I also want to chime in to support the idea of fewer/longer single-session talks which would be aimed at a broader audience. 20 minutes is often not enough to understand technical details, and it’s too long to spend if I don’t get much out of it beyond the statement of the result.
Still, as others noted, I suspect that giving a plenary talk would naturally become a new stamp of approval, and people will put it on their CV no matter what, if it helps. It looks like a new form of endorsement, even if the intent is to think only of the audience. A third round of decision making, in addition to conference and journal refereeing. Perhaps conferences should be run this way and the rest should be just journals (I guess that’s the way they do it in math…)
This link twitted by Lance Fortnow is relevant to the discussion: “Rise of the Rest: The Growing Impact of Non-Elite Journals” (**), I think one can say the same about TOC. Once upon a time nearly every outstanding result appeared in STOC/FOCS. Today this is far from the case. They are now so restrictive that a substantial number of important papers routinely get rejected.
Why people think this makes STOC/FOCS in any way better is a mystery to me. As the article above points out, it really only helps alternate venues publishing those outstanding papers become better.
I have to say that I am very concerned. At STOC/FOCS I am mostly coming for the regular 20 minutes talk, and I would hate for them to get any less attention. Yes, I like going to few general talks, but otherwise I go very much by topic based on my personal research interests.
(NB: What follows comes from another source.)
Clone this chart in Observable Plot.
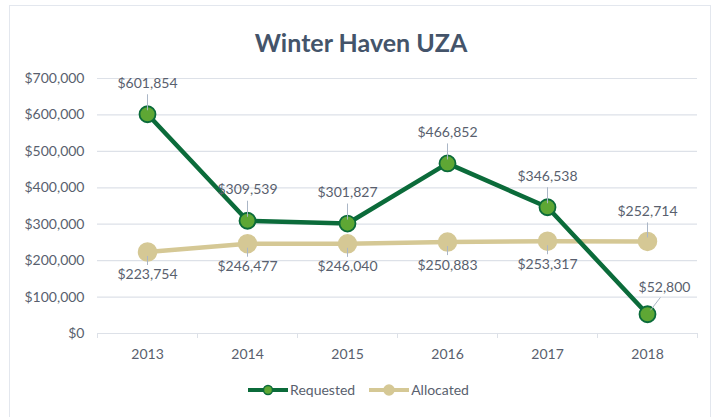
<!DOCTYPE html>
<html>
<head>
<meta charset="utf-8">
<script src="https://cdn.jsdelivr.net/npm/d3@7"></script>
<script src="https://cdn.jsdelivr.net/npm/@observablehq/plot@0.6"></script>
<style>
  html, body { margin: 0; padding: 0; background: #fff; }
  body { width: 717px; height: 417px; position: relative; overflow: hidden; font-family: Lato, "Open Sans", sans-serif; }
  #frame { position: absolute; left: 9px; top: 5px; width: 702px; height: 430px; border: 1.5px solid #e3e7ee; box-sizing: border-box; z-index: 2; pointer-events: none; }
  #title { position: absolute; left: 10px; width: 702px; top: 25px; line-height: 34px; text-align: center; font-size: 25px; font-weight: bold; color: #44546a; }
  #chart { position: absolute; left: 0; top: 60px; }
  #legend { position: absolute; top: 381px; left: 0; width: 717px; display: flex; justify-content: center; align-items: center; font-size: 14px; color: #595f6e; }
  #legend .item { display: flex; align-items: center; margin: 0 7px; }
  #legend svg { margin-right: 2px; }
</style>
</head>
<body>
<div id="frame"></div>
<div id="title">Winter Haven UZA</div>
<div id="chart"></div>
<div id="legend"></div>
<script>
// ---- data ----
const years = [2013, 2014, 2015, 2016, 2017, 2018];
const requested = [601854, 309539, 301827, 466852, 346538, 52800];
const allocated = [223754, 246477, 246040, 250883, 253317, 252714];
const yTicks = [0, 100000, 200000, 300000, 400000, 500000, 600000, 700000];
const seriesNames = ["Requested", "Allocated"];

// ---- styles ----
const reqLine = "#0b6b3a", reqDot = "#5ea734";
const allocColor = "#d5c895";
const textColor = "#595f6e";
const gridColor = "#dde1e8";
const leaderColor = "#aab6c6";

const width = 717, height = 310;
const margin = {top: 18, right: 20, bottom: 37, left: 97};
const plotH = height - margin.top - margin.bottom;
const plotW = width - margin.left - margin.right;
const yMax = yTicks[yTicks.length - 1];
const kY = yMax / plotH;                 // data units per pixel (y)
const kX = years.length / plotW;         // data units per pixel (x)

const reqData = years.map((y, i) => ({year: y, value: requested[i], other: allocated[i]}));
const allocData = years.map((y, i) => ({year: y, value: allocated[i], other: requested[i]}));
const boundaries = years.map(y => y - 0.5).concat([years[years.length - 1] + 0.5]);

const fmt = d3.format("$,.0f");

// label placement derived from relative position of the two series
function reqPlace(d) {
  if (d.value < d.other) return {dx: 17, dy: -27, l: [3, 4, 13, 17]};
  return {dx: 0, dy: -31, l: [0, 4, 0, 20]};
}
function allocPlace(d) {
  if (d.other < d.value) return {dx: 0, dy: -30, l: [0, 4, 0, 19]};
  return {dx: 0, dy: 23, l: [0, -4, 0, -13]};
}
function labels(data, place) {
  return data.map(d => { const p = place(d); return {...d, ...p,
    x1: d.year + p.l[0] * kX, y1: d.value + p.l[1] * kY,
    x2: d.year + p.l[2] * kX, y2: d.value + p.l[3] * kY}; });
}
const reqLabels = labels(reqData, reqPlace);
const allocLabels = labels(allocData, allocPlace);

const textOpts = {fill: textColor, fontSize: 14, text: d => fmt(d.value), x: "year", y: "value"};

const chart = Plot.plot({
  width, height,
  marginTop: margin.top, marginRight: margin.right, marginBottom: margin.bottom, marginLeft: margin.left,
  style: {fontFamily: "Lato, 'Open Sans', sans-serif", fontSize: "14px", color: textColor, background: "transparent"},
  x: {domain: [years[0] - 0.5, years[years.length - 1] + 0.5]},
  y: {domain: [0, yMax]},
  marks: [
    Plot.ruleY(yTicks, {stroke: gridColor, strokeWidth: 1.2}),
    Plot.axisY({ticks: yTicks, tickSize: 0, tickPadding: 13, tickFormat: fmt, fill: textColor, fontSize: 14, label: null}),
    Plot.axisX({ticks: boundaries, tickSize: 5, stroke: gridColor, tickFormat: () => "", label: null}),
    Plot.axisX({ticks: years, tickSize: 0, tickPadding: 16, tickFormat: d => String(d), fill: textColor, fontSize: 14, label: null}),
    // Allocated
    Plot.line(allocData, {x: "year", y: "value", stroke: allocColor, strokeWidth: 4.5}),
    Plot.dot(allocData, {x: "year", y: "value", r: 9, fill: allocColor, stroke: allocColor}),
    // Requested
    Plot.line(reqData, {x: "year", y: "value", stroke: reqLine, strokeWidth: 4.5}),
    Plot.dot(reqData, {x: "year", y: "value", r: 8, fill: reqDot, stroke: reqLine, strokeWidth: 1.8}),
    // leader lines
    Plot.link(reqLabels, {x1: "x1", y1: "y1", x2: "x2", y2: "y2", stroke: leaderColor, strokeWidth: 1}),
    Plot.link(allocLabels, {x1: "x1", y1: "y1", x2: "x2", y2: "y2", stroke: leaderColor, strokeWidth: 1}),
    // data labels
    ...reqLabels.map(d => Plot.text([d], {...textOpts, dx: d.dx, dy: d.dy})),
    ...allocLabels.map(d => Plot.text([d], {...textOpts, dx: d.dx, dy: d.dy}))
  ]
});
document.getElementById("chart").appendChild(chart);

// legend
const legend = document.getElementById("legend");
const legendStyles = [
  {line: reqLine, fill: reqDot, stroke: reqLine, r: 4.5},
  {line: allocColor, fill: allocColor, stroke: allocColor, r: 5}
];
seriesNames.forEach((name, i) => {
  const s = legendStyles[i];
  const item = document.createElement("div");
  item.className = "item";
  item.innerHTML = `<svg width="40" height="14"><line x1="0" y1="7" x2="40" y2="7" stroke="${s.line}" stroke-width="4"/><circle cx="20" cy="7" r="${s.r}" fill="${s.fill}" stroke="${s.stroke}" stroke-width="1.5"/></svg><span>${name}</span>`;
  legend.appendChild(item);
});
</script>
</body>
</html>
Often the papers that are most interesting to me are not those that make it to the plenary sessions. Going to the talks helps me decide which papers to read, and having been to the talk often makes it much easier to read the paper. It is not that I like the presentations to take 20 minutes (sometimes too much, sometimes too little), but we cannot give all papers extra time, and the more time we spend on featured talks, the less time there will be for the rest.
If regular STOC/FOCS papers were not properly presented, would people submit?
Imagine you have a top result in your area, e.g., in my case data structures, and you submit to STOC/FOCS. They accept, but then, much later, the new audience friendly PC decides that your result is too specialized for a broad audience and offer you a poster presentation !
I would totally regret having submitted to STOC/FOCS. At SODA the same result would probably have been highly rated with a good audience for the talk.
In other communities, they at least tell you if your paper is only accepted for a poster presentation, so you can decide to withdraw and find a conference more interested.
Personally, I am pretty beat after 3-4 days of conferencing. I am not sure I could take a 6-10 day Theory Fest. It is fine with me if there are some extra events for those interested before and after. I am curious who would pay all those invited speakers.
All that being said, there is always room for improvements.
If you have a top result in data structures then either it is appealing enough for the plenary session, or it will be highly attended in the relevant specialized session. Hopefully with the higher attendance in this theory festival, your paper will receive more attention than in a standard FOCS/STOC. Details need to work out for this proposal to make sense and be fair to everyone, but it is important to keep the audience as an important part of this equation.